Später hörte er dann beinahe auf zu klettern und hob auf andere Weise ab, vom Boden in die Luft. Wurde Gleitschirmkonstrukteur, Test- und Wettkampfpilot. Ab 1996 ist er Coach, Fotograf und Trainer der Schweizer Gleitschirm-Nationalmannschaft. Auf Umwegen über den Thurgau und das Appenzellerland kam er nach Chur, wo es ihm gefällt. Die Berge nah fürs Gleitschirmen und Skitouren, Felsen zum Klettern rundum, denn er klettert wieder, und auch eine Kletterhalle. Die Entwicklung zum Plaisirklettern beobachet der begnadete Freikletterer skeptisch, und dass man vor wenigen Jahren seinen «Supertramp» in der Bockmattli-Nordwand mit Bohrhaken entschärft hat, bringt ihn noch immer auf die Palme. Gerade hat er wieder einen Leserbrief an die «Alpen» geschickt. Der Vorgang hat ja eine Diskussion über das Sanieren von alpinhistorisch wichtigen Routen entfacht, in die er sich eingemischt hat, und die noch nicht abgeschlossen ist. Gibt es ein Copyright auf Routen? Schliesslich wurden sie ohne zu fragen auf öffentlichem oder privatem Grund eingerichtet. «Supertramp» gehört wie das ganze Bockmattli juristisch der Genossame, den Alpbesitzern. Wer darf da bestimmen, was in den Wänden geschieht? Der Jurist Gregor Benisowitsch, Schells Begleiter bei der Erstbegehung, wüsste da vielleicht Antworten.
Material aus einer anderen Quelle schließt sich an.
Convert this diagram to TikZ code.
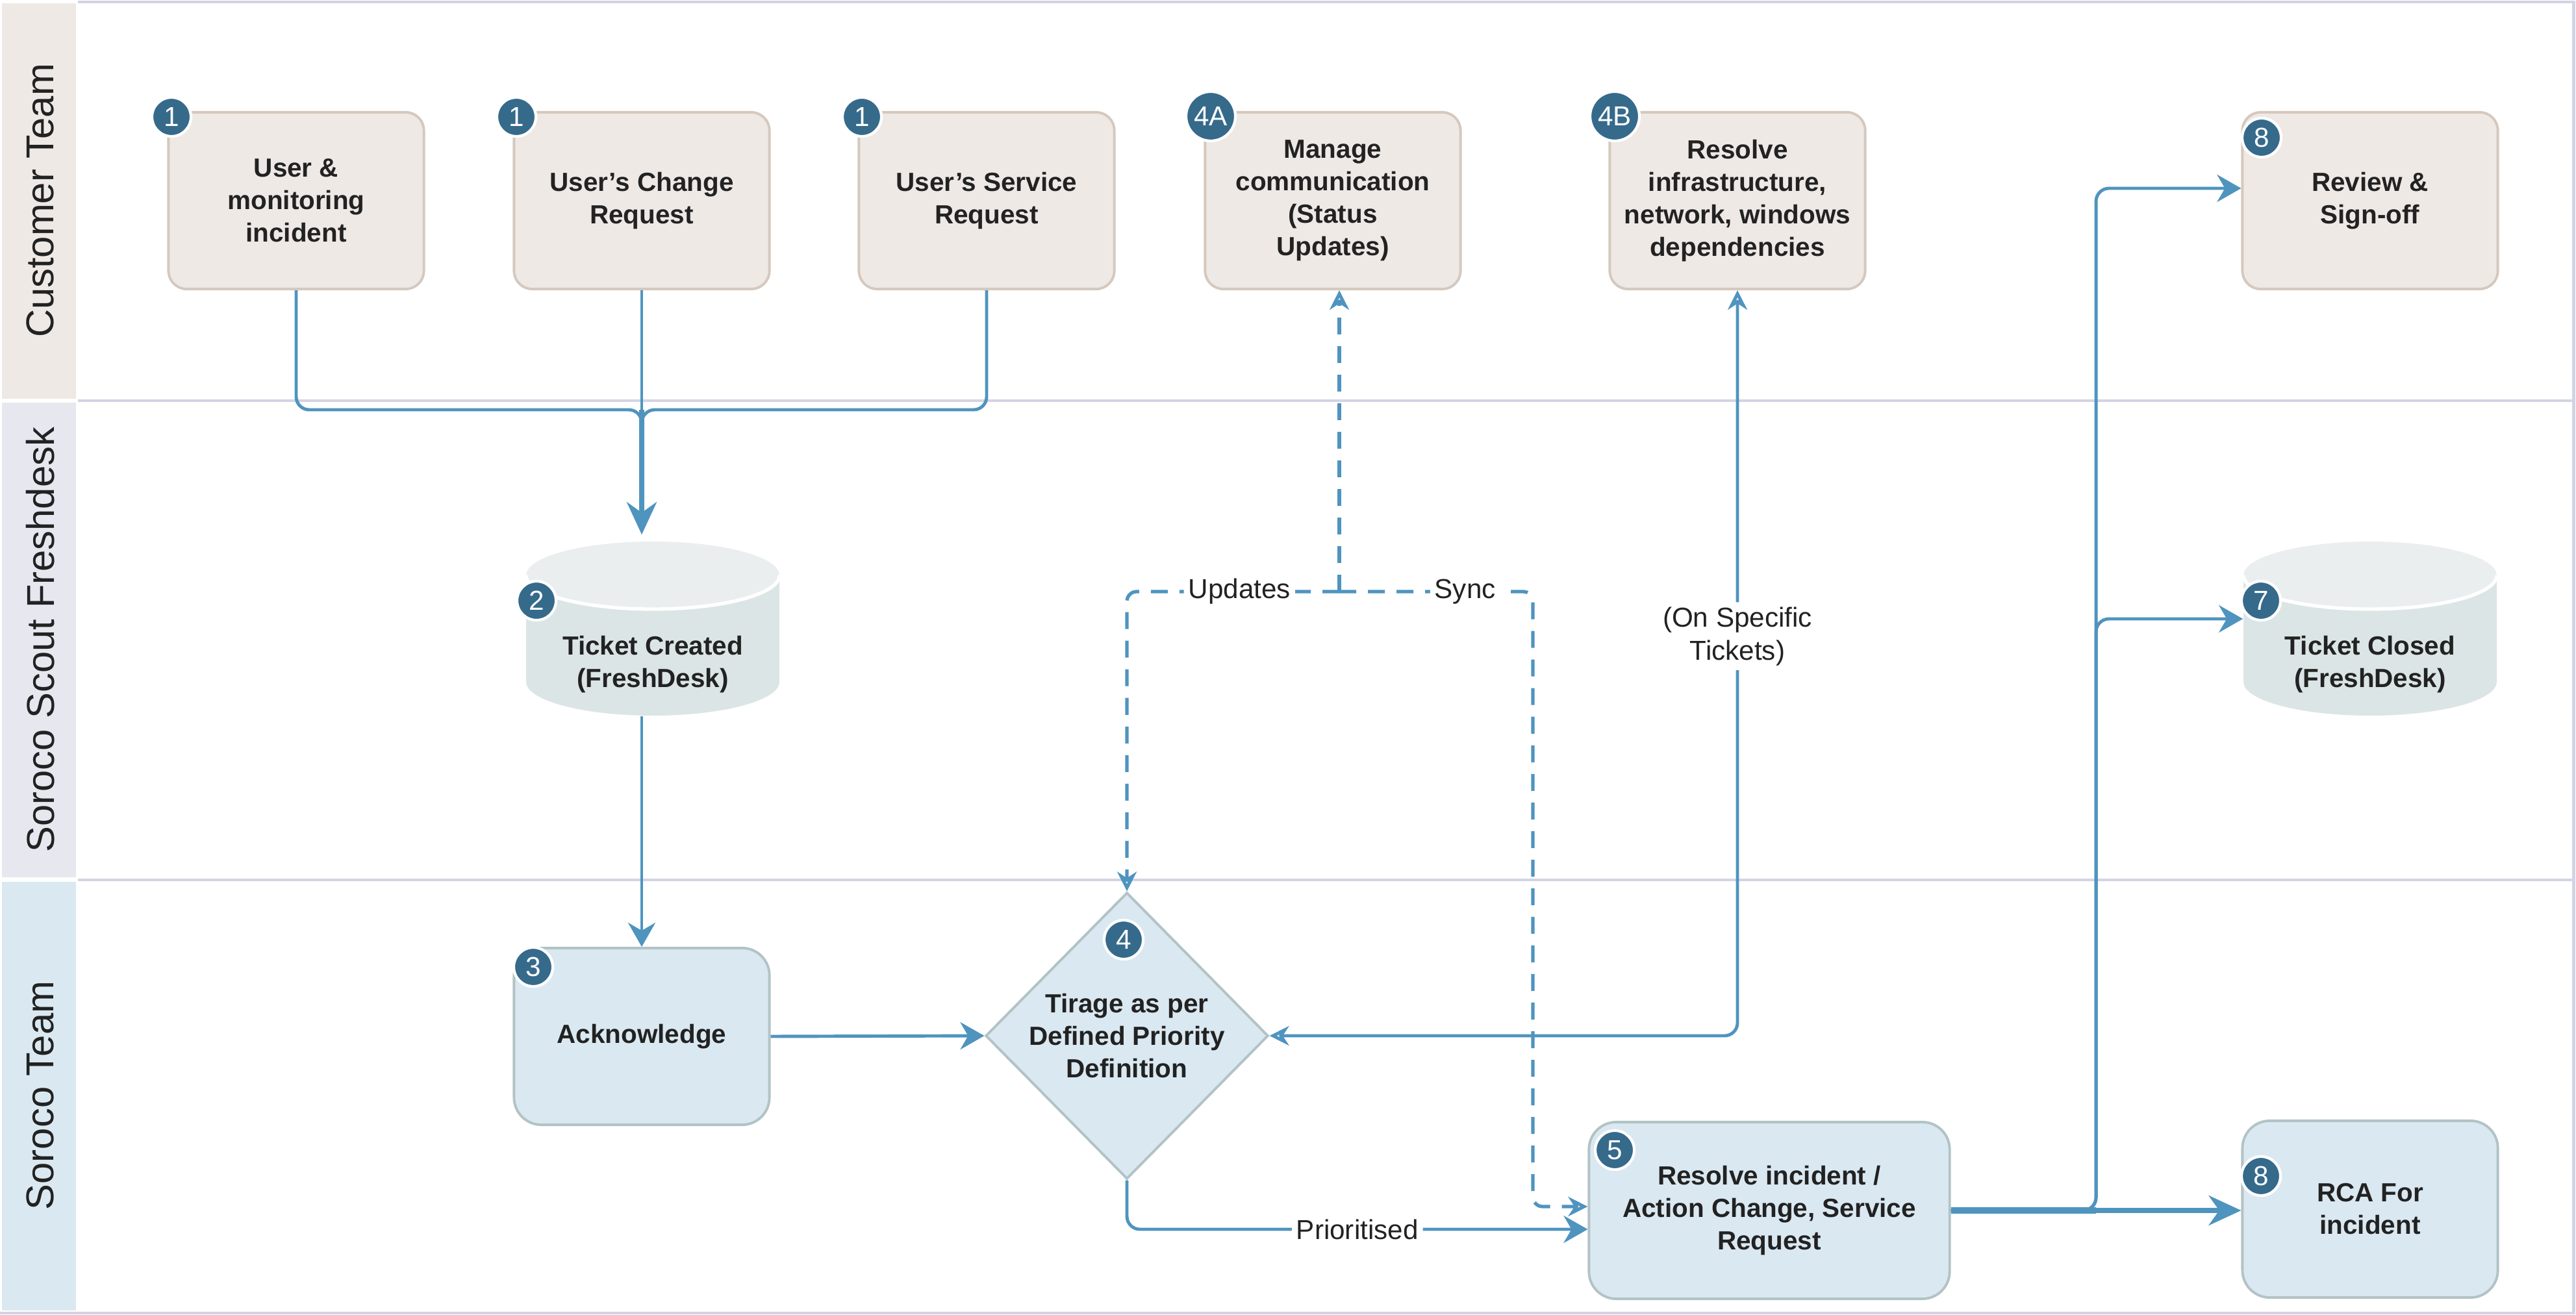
\documentclass[tikz,border=0pt]{standalone}
\usepackage{fontspec}
\setmainfont{Liberation Sans}
\usepackage{xcolor}
\usetikzlibrary{arrows.meta,positioning,shapes.geometric}
\definecolor{laneline}{HTML}{D2D4E4}
\definecolor{custfill}{HTML}{EEE9E5}
\definecolor{custedge}{HTML}{D5C8BE}
\definecolor{scoutfill}{HTML}{E7E7F0}
\definecolor{teamfill}{HTML}{DAE8F1}
\definecolor{teamedge}{HTML}{B2C3C5}
\definecolor{badgeblue}{HTML}{366A8B}
\definecolor{flowblue}{HTML}{4F94BF}
\definecolor{cyltop}{HTML}{EAEEEF}
\definecolor{cylbody}{HTML}{DCE5E5}
\definecolor{ink}{HTML}{222222}

\begin{document}
\begin{tikzpicture}[x=0.01cm, y=-0.01cm,
  custbox/.style={draw=custedge, fill=custfill, line width=1.1pt,
                  rounded corners=0.28cm, minimum width=3.93cm,
                  minimum height=2.72cm, align=center, text=ink,
                  font=\fontsize{11.5}{14.2}\selectfont\bfseries},
  teambox/.style={custbox, draw=teamedge, fill=teamfill,
                  rounded corners=0.42cm},
  decide/.style={diamond, draw=teamedge, fill=teamfill, line width=1.1pt,
                 minimum width=4.35cm, minimum height=4.41cm, inner sep=0pt,
                 align=center, text=ink,
                 font=\fontsize{11.5}{14.2}\selectfont\bfseries},
  cylnode/.style={minimum width=3.9cm, minimum height=2.68cm, inner sep=0pt},
  cyltext/.style={align=center, text=ink,
                  font=\fontsize{11.5}{14.2}\selectfont\bfseries},
  badge/.style={circle, fill=badgeblue, draw=white, line width=1.2pt,
                text=white, font=\fontsize{12}{12}\selectfont,
                minimum size=0.6cm, inner sep=0pt},
  lanetitle/.style={rotate=90, text=ink, font=\fontsize{17}{17}\selectfont},
  edgelabel/.style={fill=white, text=ink, inner sep=2pt, align=center,
                    font=\fontsize{12}{14.5}\selectfont},
  flow/.style={draw=flowblue, line width=1.4pt,
               -{Stealth[length=0.37cm, width=0.42cm]}},
  flowline/.style={draw=flowblue, line width=1.4pt},
  flowbig/.style={draw=flowblue, line width=2pt,
                  -{Stealth[length=0.5cm, width=0.46cm]}},
  bidir/.style={draw=flowblue, line width=1.4pt,
                {Stealth[open, length=0.3cm, width=0.3cm]}-{Stealth[open, length=0.3cm, width=0.3cm]}},
  syncedge/.style={draw=flowblue, line width=1.5pt,
                   dash pattern=on 0.26cm off 0.18cm,
                   -{Stealth[open, length=0.3cm, width=0.3cm]}}
]
  \path[use as bounding box] (0,0) rectangle (3966,2025);
  \fill[white] (0,0) rectangle (3966,2025);

  % lanes
  \fill[custfill] (3,5) rectangle (117,614);
  \fill[scoutfill] (3,620) rectangle (117,1351);
  \fill[teamfill] (3,1358) rectangle (117,2018);
  \draw[laneline, line width=1.4pt] (120,3) -- (3962,3) -- (3962,2022) -- (0,2022);
  \draw[laneline, line width=1.4pt] (120,617) -- (3962,617);
  \draw[laneline, line width=1.4pt] (120,1355) -- (3962,1355);
  \node[lanetitle] (laneCust) at (62,309) {Customer Team};
  \node[lanetitle] (laneScout) at (62,985) {Soroco Scout Freshdesk};
  \node[lanetitle] (laneTeam) at (62,1687) {Soroco Team};

  % customer team
  \node[custbox] (inc) at (456,309) {User \&\\monitoring\\incident};
  \node[custbox] (chg) at (988,309) {User’s Change\\Request};
  \node[custbox] (srv) at (1519,309) {User’s Service\\Request};
  \node[custbox] (comm) at (2052,309) {Manage\\communication\\(Status\\Updates)};
  \node[custbox] (infra) at (2675,309) {Resolve\\infrastructure,\\network, windows\\dependencies};
  \node[custbox] (review) at (3649,309) {Review \&\\Sign-off};

  % freshdesk cylinders
  \fill[cylbody] (810,886) -- (810,1050) arc[start angle=180, end angle=0, x radius=195, y radius=52] -- (1200,886) -- cycle;
  \fill[cyltop] (1005,886) ellipse[x radius=195, y radius=52];
  \draw[white, line width=1.5pt] (810,886) arc[start angle=180, end angle=0, x radius=195, y radius=52];
  \node[cylnode] (created) at (1005,968) {};
  \node[cyltext] (createdText) at (1005,1023) {Ticket Created\\(FreshDesk)};

  \fill[cylbody] (3454,886) -- (3454,1050) arc[start angle=180, end angle=0, x radius=195, y radius=52] -- (3844,886) -- cycle;
  \fill[cyltop] (3649,886) ellipse[x radius=195, y radius=52];
  \draw[white, line width=1.5pt] (3454,886) arc[start angle=180, end angle=0, x radius=195, y radius=52];
  \node[cylnode] (closed) at (3649,968) {};
  \node[cyltext] (closedText) at (3649,1023) {Ticket Closed\\(FreshDesk)};

  % soroco team
  \node[teambox] (ack) at (988,1596) {Acknowledge};
  \node[decide] (triage) at (1735,1595) {Tirage as per\\Defined Priority\\Definition};
  \node[teambox, minimum width=5.55cm] (resolve) at (2724,1864) {Resolve incident /\\Action Change, Service\\Request};
  \node[teambox] (rca) at (3649,1862) {RCA For\\incident};

  % step badges
  \node[badge] (bInc) at (264,180) {1};
  \node[badge] (bChg) at (795,180) {1};
  \node[badge] (bSrv) at (1327,180) {1};
  \node[badge, minimum size=0.76cm] (bComm) at (1864,179) {4A};
  \node[badge, minimum size=0.76cm] (bInfra) at (2486,179) {4B};
  \node[badge] (bReview) at (3482,212) {8};
  \node[badge] (bCreated) at (826,925) {2};
  \node[badge] (bClosed) at (3481,925) {7};
  \node[badge] (bAck) at (821,1489) {3};
  \node[badge] (bTriage) at (1730,1447) {4};
  \node[badge] (bResolve) at (2486,1771) {5};
  \node[badge] (bRca) at (3481,1811) {8};

  % connectors
  \coordinate (merge) at (988,631);
  \coordinate (split) at (2062,911);
  \coordinate (syncturn) at (2360,911);
  \coordinate (fork) at (3227,1864);

  \draw[flowline, rounded corners=0.2cm] (inc.south) |- (merge) -- ++(0,40);
  \draw[flowline, rounded corners=0.2cm] (srv.south) |- (merge) -- ++(0,40);
  \draw[flowline] (chg.south) -- (merge);
  \draw[flowbig, shorten >=0.1cm] (merge) -- (merge |- created.north);
  \draw[flow] (ack.north |- created.south) -- (ack.north);
  \draw[flow] (ack.east) -- (triage.west);
  \draw[bidir, rounded corners=0.2cm] (infra.south) |-
    node[edgelabel, pos=0.232] (lbTick) {(On Specific\\Tickets)} (triage.east);

  \draw[syncedge] (split) -- (split |- comm.south);
  \draw[syncedge, rounded corners=0.15cm] (split) -|
    node[edgelabel, pos=0.235] (lbUpd) {Updates} (triage.north);
  \draw[syncedge, rounded corners=0.15cm] (split) --
    node[edgelabel, pos=0.65] (lbSync) {Sync} (syncturn) |- ([yshift=0.06cm]resolve.west);
  \draw[flow, rounded corners=0.2cm] (triage.south) |-
    node[edgelabel, pos=0.75] (lbPrio) {Prioritised} ([yshift=-0.29cm]resolve.west);

  \draw[draw=flowblue, line width=2.6pt] (resolve.east) -- (fork);
  \draw[flowbig] (resolve.east) -- (resolve.east -| rca.west);
  \draw[flow, rounded corners=0.2cm] (resolve.east) -- (fork) |- ([yshift=0.15cm]closed.west);
  \draw[flow, rounded corners=0.2cm] (resolve.east) -- (fork) |- ([yshift=0.19cm]review.west);
\end{tikzpicture}
\end{document}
Es interessiert wohl mehr der sportliche Aspekt. Soll man aus einer einstmals so anspruchsvollen Route einen Plaisirsteig für kletternde Massen machen? Oder müssen sich die Nachsteiger denselben Gefahren von weiten Stürzen aussetzen wie die Erstbegeher? Hat die junge Generation auch ein Anrecht auf den «Kick», hoch über den letzten Haken zu klettern und einen Keil zu legen? Nimmt man ihnen was weg?
Oder, mit etwas mehr Distanz betrachtet: Ist es alpinhistorisch sinnvoll, gewisse bedeutende Routen in ihrem «Urzustand» zu belassen, aus Respekt vor den Leistungen der Erstbegeher. Eine Route wäre demnach ein Kunstwerk, so etwa wie die Sprayereien eines Harald Nägeli auf öffentlichem Grund. Konsequenterweise müsste man dann auch einen Salbitschijen Südgrat ausnageln, den die Erstbegeher 1935 mit zwei Haken meisterten. Nur wenige würden dieses Kunstwerk noch geniessen können.
Nun, junge Kletterer haben den Supertramp wieder «rücksaniert», nach Martins Originaltopos neue Haken gesetzt, aber nicht mehr. Und ich darf Martin mitteilen, dass ich dieses eine seiner Meisterstücke einst im Urzustand wenigsten nachsteigen durfte.
Und nun muss er ja schon zum Nachtessen, das er wegen uns verschoben hat. Er ist verheiratet, Vater von zwei Kindern, die Tochter studiert Politologie und sitzt schon im Churer Gemeinderat. Sie leistet politische Arbeit, offensichtlich mit andern Mitteln als damals die kletternden Hausbesetzer der Zürcher 80er Bewegung.